:: EXERCISE GOAL ::
From the records below, print only the part that opens with the line containing "Rebuild this chart" and closes with the line containing "Chart.register(...registerables);"; omit the pictures.

— START —

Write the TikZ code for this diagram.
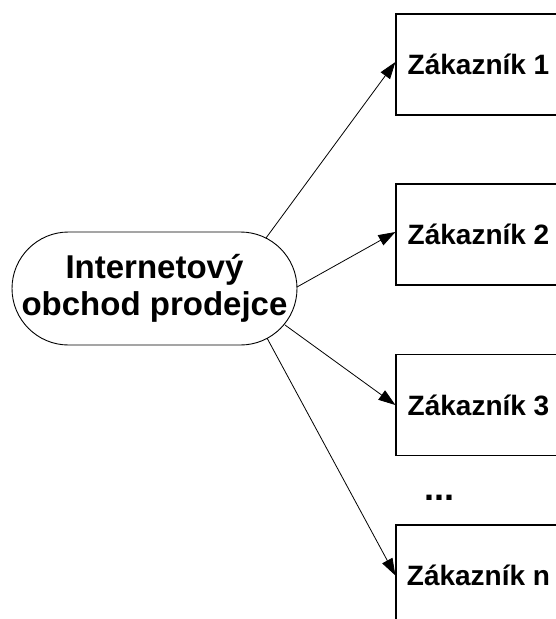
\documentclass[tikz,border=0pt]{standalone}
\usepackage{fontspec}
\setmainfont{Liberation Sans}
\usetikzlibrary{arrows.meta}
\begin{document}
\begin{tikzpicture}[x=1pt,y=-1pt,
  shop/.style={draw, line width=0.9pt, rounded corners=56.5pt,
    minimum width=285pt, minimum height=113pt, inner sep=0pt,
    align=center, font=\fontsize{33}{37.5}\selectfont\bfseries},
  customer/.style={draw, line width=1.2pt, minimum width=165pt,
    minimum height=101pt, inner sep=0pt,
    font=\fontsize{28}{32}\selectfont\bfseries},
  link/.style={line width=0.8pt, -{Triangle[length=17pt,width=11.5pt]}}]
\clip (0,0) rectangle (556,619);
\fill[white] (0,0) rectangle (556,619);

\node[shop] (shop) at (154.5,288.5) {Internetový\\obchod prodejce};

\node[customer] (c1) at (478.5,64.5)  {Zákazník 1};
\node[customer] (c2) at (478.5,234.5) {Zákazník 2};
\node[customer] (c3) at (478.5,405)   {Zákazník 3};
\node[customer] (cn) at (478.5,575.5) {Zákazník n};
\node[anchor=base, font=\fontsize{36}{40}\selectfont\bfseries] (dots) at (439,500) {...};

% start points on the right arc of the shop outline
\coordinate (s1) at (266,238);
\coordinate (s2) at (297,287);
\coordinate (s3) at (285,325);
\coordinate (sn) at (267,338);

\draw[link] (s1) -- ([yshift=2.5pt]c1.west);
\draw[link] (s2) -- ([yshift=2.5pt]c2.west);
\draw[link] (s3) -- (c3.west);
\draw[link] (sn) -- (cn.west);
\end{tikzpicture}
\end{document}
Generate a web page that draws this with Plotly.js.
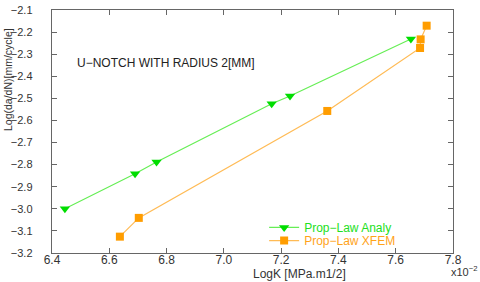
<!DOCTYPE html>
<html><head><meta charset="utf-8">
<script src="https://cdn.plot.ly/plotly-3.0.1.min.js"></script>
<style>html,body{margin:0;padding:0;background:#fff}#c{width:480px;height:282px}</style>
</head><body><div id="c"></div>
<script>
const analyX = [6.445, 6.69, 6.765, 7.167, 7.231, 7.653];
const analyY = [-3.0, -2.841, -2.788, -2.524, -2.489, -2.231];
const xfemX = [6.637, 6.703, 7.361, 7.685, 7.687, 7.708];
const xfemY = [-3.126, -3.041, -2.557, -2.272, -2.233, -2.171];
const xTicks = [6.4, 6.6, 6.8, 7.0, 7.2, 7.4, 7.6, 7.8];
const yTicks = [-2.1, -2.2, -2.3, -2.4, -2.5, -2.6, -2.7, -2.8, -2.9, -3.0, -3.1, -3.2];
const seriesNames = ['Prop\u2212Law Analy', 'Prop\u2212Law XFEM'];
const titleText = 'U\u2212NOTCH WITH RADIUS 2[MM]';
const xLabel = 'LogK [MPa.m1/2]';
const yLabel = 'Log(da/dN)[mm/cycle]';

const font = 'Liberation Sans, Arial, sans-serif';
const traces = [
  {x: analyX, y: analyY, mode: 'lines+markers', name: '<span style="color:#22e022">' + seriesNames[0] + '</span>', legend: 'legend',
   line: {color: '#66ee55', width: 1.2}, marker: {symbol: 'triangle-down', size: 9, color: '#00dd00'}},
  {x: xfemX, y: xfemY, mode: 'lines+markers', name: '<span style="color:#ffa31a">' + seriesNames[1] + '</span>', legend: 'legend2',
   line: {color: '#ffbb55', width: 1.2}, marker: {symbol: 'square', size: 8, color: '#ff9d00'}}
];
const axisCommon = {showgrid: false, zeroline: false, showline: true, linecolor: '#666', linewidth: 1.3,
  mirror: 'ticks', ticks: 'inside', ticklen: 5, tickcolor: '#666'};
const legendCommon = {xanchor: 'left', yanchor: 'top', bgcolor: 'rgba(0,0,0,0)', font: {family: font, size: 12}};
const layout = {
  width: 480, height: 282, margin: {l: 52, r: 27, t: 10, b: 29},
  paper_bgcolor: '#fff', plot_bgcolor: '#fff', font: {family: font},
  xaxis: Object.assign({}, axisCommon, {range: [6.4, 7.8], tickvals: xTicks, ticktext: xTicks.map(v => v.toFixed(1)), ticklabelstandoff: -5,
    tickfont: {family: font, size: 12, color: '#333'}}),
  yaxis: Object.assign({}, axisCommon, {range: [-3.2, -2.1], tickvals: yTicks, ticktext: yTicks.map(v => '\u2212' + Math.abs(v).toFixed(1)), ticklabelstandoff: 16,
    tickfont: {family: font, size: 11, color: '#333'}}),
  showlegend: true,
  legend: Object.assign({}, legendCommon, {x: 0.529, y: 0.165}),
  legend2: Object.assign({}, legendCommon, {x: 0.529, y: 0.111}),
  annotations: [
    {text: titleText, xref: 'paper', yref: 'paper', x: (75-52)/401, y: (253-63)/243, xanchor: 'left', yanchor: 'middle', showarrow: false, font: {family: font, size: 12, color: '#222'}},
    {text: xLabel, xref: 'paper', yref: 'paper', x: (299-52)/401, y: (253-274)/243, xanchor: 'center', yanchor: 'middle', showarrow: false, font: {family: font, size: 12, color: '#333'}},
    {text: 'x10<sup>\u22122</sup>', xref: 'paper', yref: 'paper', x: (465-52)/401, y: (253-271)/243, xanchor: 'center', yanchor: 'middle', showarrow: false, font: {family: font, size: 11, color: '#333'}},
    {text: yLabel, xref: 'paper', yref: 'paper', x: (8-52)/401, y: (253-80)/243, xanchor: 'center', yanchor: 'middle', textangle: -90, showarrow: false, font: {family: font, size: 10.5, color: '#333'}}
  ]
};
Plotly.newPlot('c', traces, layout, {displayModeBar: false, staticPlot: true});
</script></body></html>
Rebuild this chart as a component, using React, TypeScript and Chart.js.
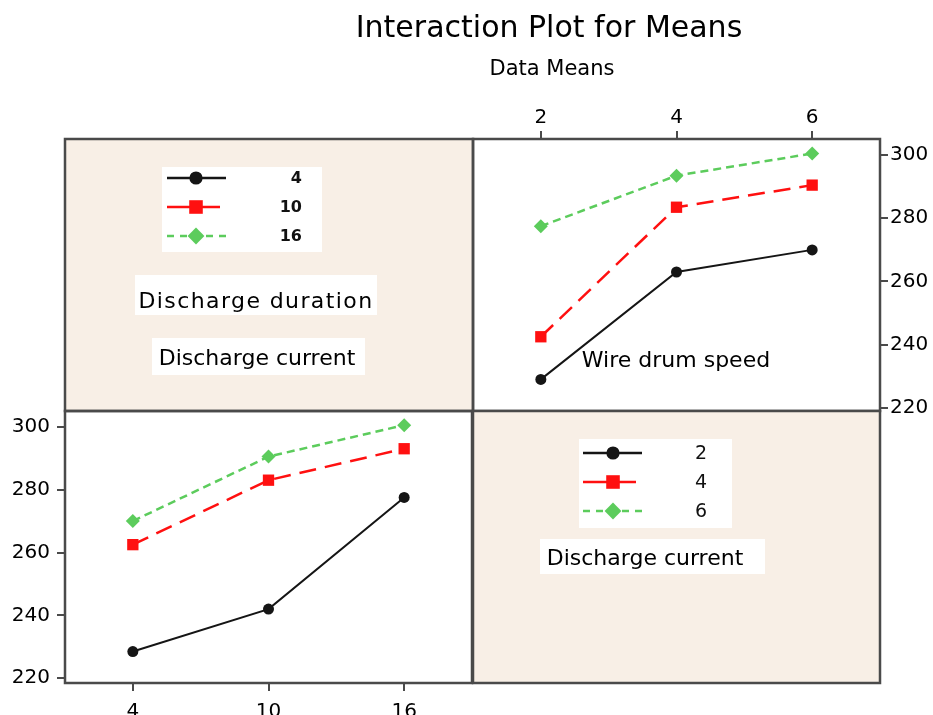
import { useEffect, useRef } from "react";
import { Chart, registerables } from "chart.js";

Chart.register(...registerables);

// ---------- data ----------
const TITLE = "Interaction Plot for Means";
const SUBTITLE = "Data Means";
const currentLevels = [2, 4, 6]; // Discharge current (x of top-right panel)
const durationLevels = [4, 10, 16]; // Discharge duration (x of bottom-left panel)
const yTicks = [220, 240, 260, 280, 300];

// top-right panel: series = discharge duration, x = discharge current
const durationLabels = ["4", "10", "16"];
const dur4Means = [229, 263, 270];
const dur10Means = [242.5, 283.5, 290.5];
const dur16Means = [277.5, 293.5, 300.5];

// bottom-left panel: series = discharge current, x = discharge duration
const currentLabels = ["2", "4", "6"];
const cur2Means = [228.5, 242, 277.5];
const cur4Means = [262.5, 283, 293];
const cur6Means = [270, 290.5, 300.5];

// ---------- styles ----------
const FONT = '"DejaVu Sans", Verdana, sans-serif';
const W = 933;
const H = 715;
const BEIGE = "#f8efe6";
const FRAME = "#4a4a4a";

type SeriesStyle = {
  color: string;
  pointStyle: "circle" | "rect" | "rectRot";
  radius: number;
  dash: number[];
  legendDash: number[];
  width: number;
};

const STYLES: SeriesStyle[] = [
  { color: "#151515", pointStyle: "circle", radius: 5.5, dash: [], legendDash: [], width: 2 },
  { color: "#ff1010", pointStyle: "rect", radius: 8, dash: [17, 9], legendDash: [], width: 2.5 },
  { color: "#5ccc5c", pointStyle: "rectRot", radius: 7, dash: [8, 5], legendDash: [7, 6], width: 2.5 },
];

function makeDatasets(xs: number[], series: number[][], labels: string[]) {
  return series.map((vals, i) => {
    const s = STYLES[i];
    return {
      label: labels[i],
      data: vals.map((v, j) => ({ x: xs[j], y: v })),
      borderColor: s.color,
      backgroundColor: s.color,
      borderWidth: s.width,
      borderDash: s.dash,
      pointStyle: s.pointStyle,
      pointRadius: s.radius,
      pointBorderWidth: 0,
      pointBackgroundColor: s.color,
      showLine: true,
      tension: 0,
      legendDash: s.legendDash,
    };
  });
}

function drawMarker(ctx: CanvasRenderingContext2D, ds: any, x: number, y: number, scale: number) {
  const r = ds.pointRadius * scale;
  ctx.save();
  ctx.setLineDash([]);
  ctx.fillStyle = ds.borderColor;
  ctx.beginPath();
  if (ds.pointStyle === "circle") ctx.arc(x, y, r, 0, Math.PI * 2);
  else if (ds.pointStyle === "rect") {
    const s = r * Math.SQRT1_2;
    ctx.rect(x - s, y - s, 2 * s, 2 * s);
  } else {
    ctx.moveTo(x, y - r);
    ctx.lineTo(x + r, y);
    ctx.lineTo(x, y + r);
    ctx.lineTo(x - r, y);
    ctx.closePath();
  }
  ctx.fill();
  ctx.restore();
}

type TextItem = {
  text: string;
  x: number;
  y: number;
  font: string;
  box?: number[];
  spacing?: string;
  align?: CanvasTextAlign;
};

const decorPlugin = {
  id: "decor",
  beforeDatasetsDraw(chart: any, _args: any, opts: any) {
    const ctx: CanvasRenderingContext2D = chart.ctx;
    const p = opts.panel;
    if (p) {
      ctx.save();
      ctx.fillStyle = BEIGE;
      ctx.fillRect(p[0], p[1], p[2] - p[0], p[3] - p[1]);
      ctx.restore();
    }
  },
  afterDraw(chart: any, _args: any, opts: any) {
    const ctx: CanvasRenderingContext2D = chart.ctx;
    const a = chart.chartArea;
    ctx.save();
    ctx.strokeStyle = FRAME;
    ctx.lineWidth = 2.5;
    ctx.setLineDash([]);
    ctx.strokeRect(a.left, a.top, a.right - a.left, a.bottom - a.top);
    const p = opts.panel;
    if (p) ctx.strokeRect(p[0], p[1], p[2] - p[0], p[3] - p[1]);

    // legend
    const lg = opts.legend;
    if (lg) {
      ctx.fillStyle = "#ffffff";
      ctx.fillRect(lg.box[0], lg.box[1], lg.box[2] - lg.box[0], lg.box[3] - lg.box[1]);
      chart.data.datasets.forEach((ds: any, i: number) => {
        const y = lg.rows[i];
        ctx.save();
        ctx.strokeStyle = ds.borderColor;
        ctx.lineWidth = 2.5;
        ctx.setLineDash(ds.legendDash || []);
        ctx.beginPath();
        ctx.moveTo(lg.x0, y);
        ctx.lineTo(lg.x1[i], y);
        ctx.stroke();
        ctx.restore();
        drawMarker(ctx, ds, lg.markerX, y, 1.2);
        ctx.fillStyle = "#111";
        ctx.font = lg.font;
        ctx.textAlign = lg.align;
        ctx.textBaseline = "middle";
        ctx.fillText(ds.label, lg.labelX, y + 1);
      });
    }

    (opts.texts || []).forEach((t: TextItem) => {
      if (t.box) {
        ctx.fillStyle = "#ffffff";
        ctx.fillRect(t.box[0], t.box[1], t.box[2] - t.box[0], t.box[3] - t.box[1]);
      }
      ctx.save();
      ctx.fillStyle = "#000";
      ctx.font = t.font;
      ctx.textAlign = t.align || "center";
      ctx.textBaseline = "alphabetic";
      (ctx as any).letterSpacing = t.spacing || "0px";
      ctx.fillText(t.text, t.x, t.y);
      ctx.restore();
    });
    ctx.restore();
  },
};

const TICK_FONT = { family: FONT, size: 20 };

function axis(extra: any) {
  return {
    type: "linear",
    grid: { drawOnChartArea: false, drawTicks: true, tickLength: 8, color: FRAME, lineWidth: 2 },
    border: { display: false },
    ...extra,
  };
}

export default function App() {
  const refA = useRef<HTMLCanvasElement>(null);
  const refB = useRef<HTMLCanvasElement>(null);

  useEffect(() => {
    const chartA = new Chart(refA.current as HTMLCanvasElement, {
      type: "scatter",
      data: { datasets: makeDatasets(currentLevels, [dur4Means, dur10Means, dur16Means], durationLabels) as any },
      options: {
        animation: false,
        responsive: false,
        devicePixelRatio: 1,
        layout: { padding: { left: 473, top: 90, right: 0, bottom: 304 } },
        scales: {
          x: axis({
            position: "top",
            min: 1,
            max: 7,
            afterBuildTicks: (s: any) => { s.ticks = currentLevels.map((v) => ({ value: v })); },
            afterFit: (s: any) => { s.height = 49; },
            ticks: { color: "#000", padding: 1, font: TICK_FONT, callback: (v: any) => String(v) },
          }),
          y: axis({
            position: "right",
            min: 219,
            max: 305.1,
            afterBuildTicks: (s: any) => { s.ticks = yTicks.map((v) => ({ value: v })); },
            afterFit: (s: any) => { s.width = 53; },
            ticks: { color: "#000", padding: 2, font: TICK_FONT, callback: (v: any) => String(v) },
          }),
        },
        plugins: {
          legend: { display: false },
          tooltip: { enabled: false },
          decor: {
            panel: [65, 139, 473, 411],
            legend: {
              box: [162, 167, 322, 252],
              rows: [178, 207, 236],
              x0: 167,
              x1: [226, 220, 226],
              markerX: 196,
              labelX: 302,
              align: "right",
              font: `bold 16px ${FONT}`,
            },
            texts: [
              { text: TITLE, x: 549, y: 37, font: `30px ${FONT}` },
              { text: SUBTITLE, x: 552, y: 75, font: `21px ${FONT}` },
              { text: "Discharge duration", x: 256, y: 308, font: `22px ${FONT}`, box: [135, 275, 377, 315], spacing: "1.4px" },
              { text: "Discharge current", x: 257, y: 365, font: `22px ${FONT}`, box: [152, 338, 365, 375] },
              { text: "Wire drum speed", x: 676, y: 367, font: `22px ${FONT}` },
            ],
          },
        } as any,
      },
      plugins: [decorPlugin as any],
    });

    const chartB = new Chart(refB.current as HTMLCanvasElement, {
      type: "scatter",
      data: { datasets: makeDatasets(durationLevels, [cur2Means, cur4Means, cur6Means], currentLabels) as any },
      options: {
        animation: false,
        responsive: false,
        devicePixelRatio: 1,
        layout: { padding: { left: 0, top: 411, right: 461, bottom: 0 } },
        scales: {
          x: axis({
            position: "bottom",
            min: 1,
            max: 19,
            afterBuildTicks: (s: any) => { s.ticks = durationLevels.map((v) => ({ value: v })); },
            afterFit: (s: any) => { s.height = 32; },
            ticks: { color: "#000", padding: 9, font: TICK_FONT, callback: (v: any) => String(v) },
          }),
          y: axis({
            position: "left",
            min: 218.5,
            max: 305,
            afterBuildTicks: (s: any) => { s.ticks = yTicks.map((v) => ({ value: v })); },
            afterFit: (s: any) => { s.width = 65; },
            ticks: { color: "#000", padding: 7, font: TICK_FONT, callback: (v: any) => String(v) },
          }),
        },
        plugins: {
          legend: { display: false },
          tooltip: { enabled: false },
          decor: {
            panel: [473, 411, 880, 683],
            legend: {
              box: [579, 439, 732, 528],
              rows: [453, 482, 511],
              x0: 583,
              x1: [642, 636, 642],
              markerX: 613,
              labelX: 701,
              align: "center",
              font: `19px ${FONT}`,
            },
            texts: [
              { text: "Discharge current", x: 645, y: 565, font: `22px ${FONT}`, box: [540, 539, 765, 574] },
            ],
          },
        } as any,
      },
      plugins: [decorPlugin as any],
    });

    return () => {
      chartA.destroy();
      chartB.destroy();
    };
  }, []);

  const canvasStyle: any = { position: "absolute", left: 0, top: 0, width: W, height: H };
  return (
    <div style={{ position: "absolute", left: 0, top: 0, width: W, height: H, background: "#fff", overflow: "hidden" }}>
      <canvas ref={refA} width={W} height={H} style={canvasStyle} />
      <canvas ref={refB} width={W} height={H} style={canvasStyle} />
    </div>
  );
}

— END —

:: OUTPUT ::
Rebuild this chart as a component, using React, TypeScript and Chart.js.
import { useEffect, useRef } from "react";
import { Chart, registerables } from "chart.js";

Chart.register(...registerables);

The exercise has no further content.